The container successfully started, but no GPU was found and there is nothing in the /run/nvidia/mps directory.
How to fill in MPS_ROOT?
Hi @zbk2012. From your example, it seems as if your config file is not properly indented. You are probably looking for something like instead:
version: v1
sharing:
mps:
resources:
- name: nvidia.com/gpu
replicas: 2
This should also be confirmed by your device plugin logs.
Hi @zbk2012. From your example, it seems as if your config file is not properly indented.
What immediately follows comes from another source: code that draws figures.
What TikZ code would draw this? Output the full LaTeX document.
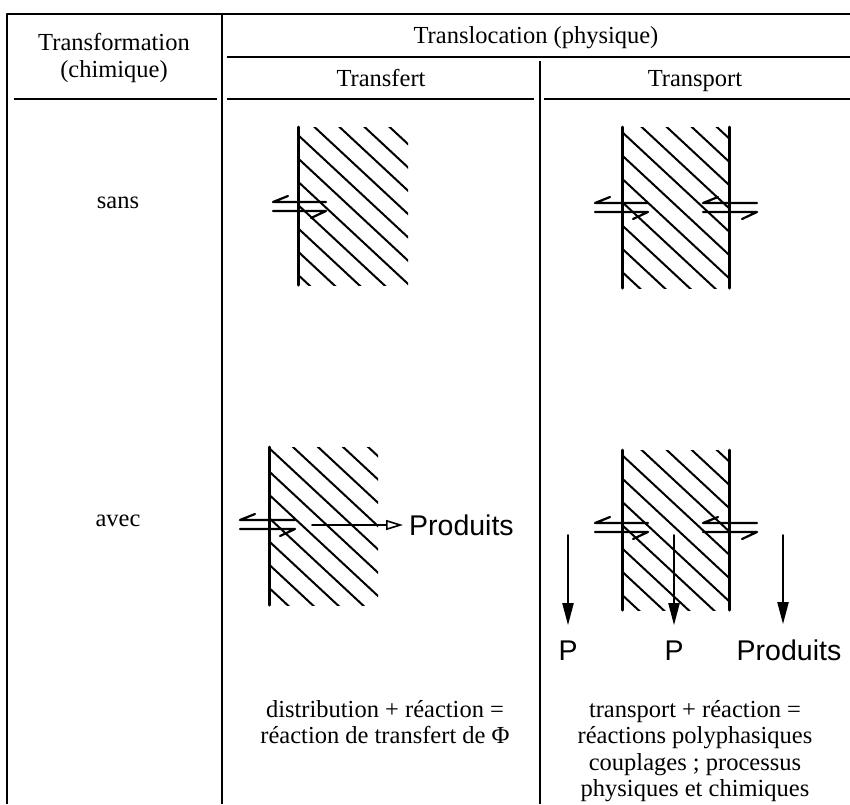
\documentclass[tikz,border=0pt]{standalone}
\usepackage{fontspec}
\setmainfont{Liberation Serif}
\newfontfamily\prodfont{Liberation Sans}
\usetikzlibrary{arrows.meta}

\begin{document}
\begin{tikzpicture}[x=1pt,y=-1pt,line cap=round,line join=round,
    rule/.style={line width=1.5pt,line cap=butt},
    hatch/.style={line width=2pt},
    membrane/.style={line width=3pt},
    eqline/.style={line width=2.2pt},
    darr/.style={line width=2pt,-{Triangle[length=22pt,width=11pt]}},
    harr/.style={line width=1.6pt,-{Triangle[open,length=17pt,width=10pt]}},
    txt/.style={font=\fontsize{24.5}{27}\selectfont,align=center,inner sep=0pt},
    capt/.style={txt,font=\fontsize{24.5}{26.5}\selectfont},
    lbl/.style={font=\prodfont\fontsize{28.5}{30}\selectfont,inner sep=0pt}]
\useasboundingbox (0,0) rectangle (850,804);

% table rules
\draw[rule] (850,14) -- (7,14) -- (7,804);
\draw[rule] (222,14) -- (222,804);
\draw[rule] (227,57) -- (850,57);
\draw[rule] (540,61) -- (540,804);
\draw[rule] (14,99) -- (217,99) (227,99) -- (534,99) (544,99) -- (850,99);

% headings
\node[txt,anchor=north] (chim) at (114,33) {Transformation\\(chimique)};
\node[txt,anchor=base] (transl) at (536,43) {Translocation (physique)};
\node[txt,anchor=base] (transf) at (381,86) {Transfert};
\node[txt,anchor=base] (transp) at (695,86) {Transport};
\node[txt,anchor=base] (sans) at (118,208) {sans};
\node[txt,anchor=base] (avec) at (118,526) {avec};

% hatched phases
\foreach \xa/\ya/\xb/\yb/\yo in {298/127/408/285/135, 622/127/729/288/132,
                                 269/447/378/605/448, 622/450/729/610/455} {
\begin{scope}
    \clip (\xa,\ya) rectangle (\xb,\yb);
    \foreach \k in {-6,...,7}
        \draw[hatch] (\xa,\yo+23.3*\k) -- ++(160,148.8);
\end{scope}
}

% phase boundaries
\foreach \x/\ya/\yb in {298/127/285, 622/127/288, 729/127/288,
                        269/447/605, 622/450/610, 729/450/610}
    \draw[membrane] (\x,\ya) -- (\x,\yb);

% equilibria across the boundaries
\foreach \xa/\xb/\y in {273/326/202, 595/648/203, 703/757/203,
                        240/295/520, 595/648/523, 703/757/523} {
    \draw[eqline] (\xa,\y) -- (\xb,\y) (\xa,\y) -- ++(15,-6);
    \draw[eqline] (\xa,\y+9) -- (\xb,\y+9) (\xb,\y+9) -- ++(-15,7);
}

% reaction products
\coordinate (r1) at (312,525);
\node[lbl,anchor=west] (prod1) at (409,525) {Produits};
\draw[harr,shorten >=6pt] (r1) -- (prod1);

\node[lbl,anchor=base] (p1) at (568,660) {P};
\node[lbl,anchor=base] (p2) at (674,660) {P};
\node[lbl,anchor=base] (prod2) at (789,660) {Produits};
\coordinate (a1) at (568,535);
\coordinate (a2) at (674,535);
\coordinate (a3) at (783,535);
\draw[darr,shorten >=15pt] (a1) -- (a1 |- p1.north);
\draw[darr,shorten >=15pt] (a2) -- (a2 |- p2.north);
\draw[darr,shorten >=15pt] (a3) -- (a3 |- prod2.north);

% captions
\node[capt,anchor=north] (cap1) at (385,700)
    {distribution + réaction =\\réaction de transfert de Φ};
\node[capt,anchor=north] (cap2) at (695,700)
    {transport + réaction =\\réactions polyphasiques\\couplages ; processus\\physiques et chimiques};
\end{tikzpicture}
\end{document}
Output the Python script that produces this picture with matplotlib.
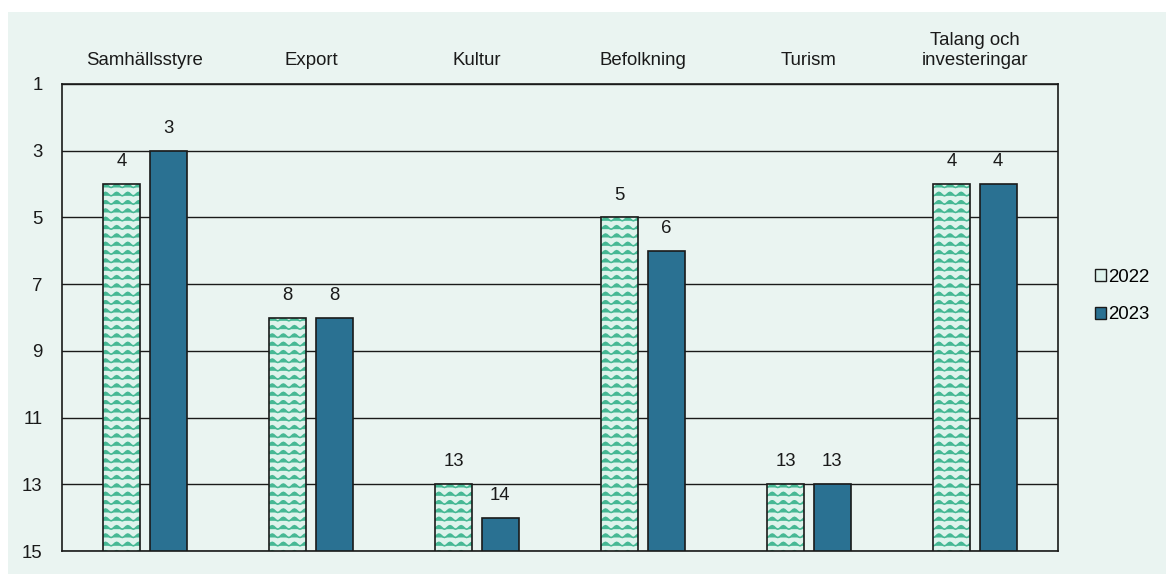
import warnings
import numpy as np
import matplotlib
matplotlib.use("Agg")
import matplotlib.pyplot as plt
from matplotlib import hatch as mhatch
from matplotlib.path import Path
from matplotlib.patches import Patch, Rectangle

categories = ["Samhällsstyre", "Export", "Kultur", "Befolkning", "Turism",
              "Talang och\ninvesteringar"]
rank_2022 = [4, 8, 13, 5, 13, 4]
rank_2023 = [3, 8, 14, 6, 13, 4]
series_labels = ["2022", "2023"]
y_ticks = [1, 3, 5, 7, 9, 11, 13, 15]

BG = "#eaf4f1"
LIGHT = "#def3ec"
WAVE = "#46b894"
DARK = "#2a7192"
INK = "#1a1a1a"


class WaveHatch(mhatch.HatchPatternBase):
    """Rows of small sine waves, selected with the '~' hatch character."""
    waves = 9
    pts = 8

    def __init__(self, hatch, density):
        self.num_rows = int(hatch.count("~") * density)
        self.num_vertices = self.num_rows * (self.waves * self.pts + 1) if self.num_rows else 0

    def set_vertices_and_codes(self, vertices, codes):
        n = self.waves * self.pts + 1
        xs = np.linspace(0.0, 1.0, n)
        shape = 0.5 - 0.5 * np.cos(2 * np.pi * self.waves * xs)
        amp = 0.42 / self.num_rows
        rows = (np.arange(self.num_rows) + 0.5) / self.num_rows
        for i, y0 in enumerate(rows):
            seg = slice(i * n, (i + 1) * n)
            vertices[seg, 0] = xs
            vertices[seg, 1] = y0 + amp * shape
            codes[seg] = Path.LINETO
            codes[i * n] = Path.MOVETO


mhatch._hatch_types.append(WaveHatch)
plt.rcParams["hatch.linewidth"] = 1.15
plt.rcParams["font.family"] = ["Liberation Sans", "DejaVu Sans"]
FS = 13.4

fig = plt.figure(figsize=(11.66, 5.74), dpi=100, facecolor="white")
fig.patches.append(Rectangle((8 / 1166, 0), 1, 1 - 12 / 574, transform=fig.transFigure,
                             facecolor=BG, edgecolor="none", zorder=-1))
ax = fig.add_axes([62 / 1166, 23 / 574, 996 / 1166, 467 / 574])
ax.set_facecolor(BG)

x = np.arange(len(categories))
off, w = 0.14, 0.222
base = 15

# hatched fill first, outline drawn on top so the edge stays dark
with warnings.catch_warnings():
    warnings.simplefilter("ignore")
    ax.bar(x - off, np.array(rank_2022) - base, bottom=base, width=w,
           color=LIGHT, edgecolor=WAVE, linewidth=0, hatch="~~", zorder=3)
ax.bar(x - off, np.array(rank_2022) - base, bottom=base, width=w,
       fill=False, edgecolor=INK, linewidth=1.2, zorder=4)
ax.bar(x + off, np.array(rank_2023) - base, bottom=base, width=w,
       color=DARK, edgecolor=INK, linewidth=1.2, zorder=4)

for xs, vals in ((x - off, rank_2022), (x + off, rank_2023)):
    for xi, v in zip(xs, vals):
        ax.annotate(str(v), (xi, v), xytext=(0, 10), textcoords="offset points",
                    ha="center", va="bottom", fontsize=FS, color=INK)

ax.set_xlim(-0.5, len(categories) - 0.5)
ax.set_ylim(15, 1)
ax.set_yticks(y_ticks)
ax.set_yticklabels([str(t) for t in y_ticks])
ax.set_xticks(x)
ax.set_xticklabels(categories, linespacing=1.25)
ax.tick_params(axis="x", top=False, bottom=False, labeltop=True, labelbottom=False,
               labelsize=FS, labelcolor=INK, pad=7)
ax.tick_params(axis="y", length=0, labelsize=FS, labelcolor=INK, pad=14)
ax.grid(axis="y", color=INK, linewidth=1.0, zorder=1)
ax.set_axisbelow(True)
for s in ax.spines.values():
    s.set_color(INK)
    s.set_linewidth(1.2)

handles = [Patch(facecolor=LIGHT, edgecolor=INK, linewidth=1.0),
           Patch(facecolor=DARK, edgecolor=INK, linewidth=1.0)]
ax.legend(handles, series_labels, loc="center left", bbox_to_anchor=(1.03, 0.546),
          frameon=False, fontsize=FS, handlelength=0.6, handleheight=0.6,
          handletextpad=0.1, labelspacing=1.1, borderaxespad=0)

fig.savefig("out.png", dpi=100, facecolor=fig.get_facecolor())
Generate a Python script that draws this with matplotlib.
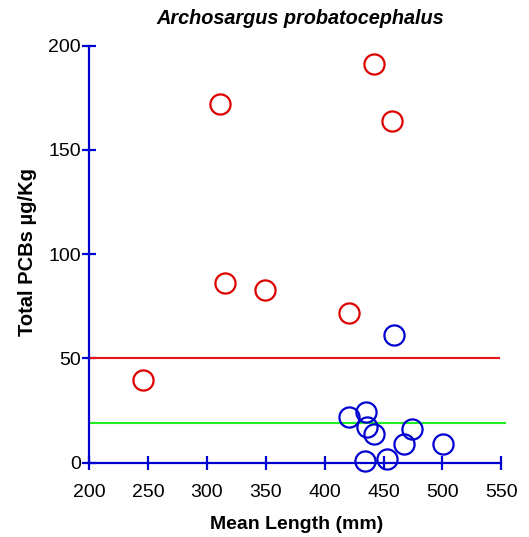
import matplotlib
matplotlib.use("Agg")
import matplotlib.pyplot as plt

plt.rcParams['font.family'] = ['Liberation Sans', 'DejaVu Sans']

# red circles
red_x = [246, 311, 442, 457, 315, 349, 421]
red_y = [39.7, 172, 191.2, 163.7, 86.2, 82.8, 71.9]

# blue circles
blue_x = [458.7, 421, 435.5, 436.3, 442, 474, 467, 500.3, 434, 452.5]
blue_y = [61.2, 22.1, 24.5, 17.3, 13.6, 16, 9, 9, 0.8, 1.8]

red_level = 50
red_span = [200, 548]
green_level = 19.0
green_span = [200, 553]

xticks = [200, 250, 300, 350, 400, 450, 500, 550]
yticks = [0, 50, 100, 150, 200]

blue = '#0000D0'

fig = plt.figure(figsize=(5.29, 5.37), dpi=100)
ax = fig.add_axes([89 / 529, 1 - 462.7 / 537, 412.4 / 529, 417 / 537])

ax.plot(red_span, [red_level, red_level], color='#EE1111', lw=1.5, clip_on=False)
ax.plot(green_span, [green_level, green_level], color='#22EE22', lw=1.5, clip_on=False)

ax.plot(red_x, red_y, 'o', ms=14.5, mfc='none', mec='#DD0000', mew=1.6, clip_on=False)
ax.plot(blue_x, blue_y, 'o', ms=14.5, mfc='none', mec=blue, mew=1.6, clip_on=False)

ax.set_xlim(200, 550)
ax.set_ylim(0, 200)
ax.set_xticks(xticks)
ax.set_yticks(yticks)

for s in ['top', 'right']:
    ax.spines[s].set_visible(False)
for s in ['left', 'bottom']:
    ax.spines[s].set_color(blue)
    ax.spines[s].set_linewidth(1.6)

ax.tick_params(axis='both', direction='inout', length=10, width=1.6, color=blue,
               labelsize=14, labelcolor='black')
ax.tick_params(axis='x', pad=10)
ax.tick_params(axis='y', pad=1)

ax.set_xlabel('Mean Length (mm)', fontsize=14, fontweight='bold')
ax.set_ylabel('Total PCBs µg/Kg', fontsize=14.5, fontweight='bold')
ax.xaxis.set_label_coords(0.503, -0.128)
ax.yaxis.set_label_coords(-0.126, 0.506)
fig.text(300.5 / 529, 1 - 19 / 537, 'Archosargus probatocephalus', fontsize=14.3,
         fontweight='bold', fontstyle='italic', ha='center', va='center')

fig.savefig('out.png', dpi=100)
You are probably looking for something like instead:
version: v1 sharing: mps: resources: - name: nvidia.com/gpu replicas: 2This should also be confirmed by your device plugin logs.
Oh, I'm sorry, the indentation was missing when copying. The indentation in the config file is correct.
@zbk2012 could you provide the logs for GFD and the device plugin? For example, I use the following to deploy the plugin:
helm upgrade nvidia -i deployments/helm/nvidia-device-plugin \
--namespace nvidia-device-plugin \
--create-namespace \
--set runtimeClassName=nvidia \
--set config.name=nvidia-plugin-configs \
--set nvidiaDriverRoot=/ \
--set gfd.enabled=true
Where the config is created from:
cat << EOF > dp-mps-config.yaml
version: v1
flags:
migStrategy: "none"
failOnInitError: true
nvidiaDriverRoot: "/"
plugin:
passDeviceSpecs: false
deviceListStrategy:
- envvar
deviceIDStrategy: uuid
sharing:
mps:
renameByDefault: false
resources:
- name: nvidia.com/gpu
replicas: 4
EOF
by running:
kubectl create cm -n nvidia-device-plugin nvidia-plugin-configs \
--from-file=config=dp-mps-config.yaml
This issue is stale because it has been open 90 days with no activity. This issue will be closed in 30 days unless new comments are made or the stale label is removed.
This issue was automatically closed due to inactivity.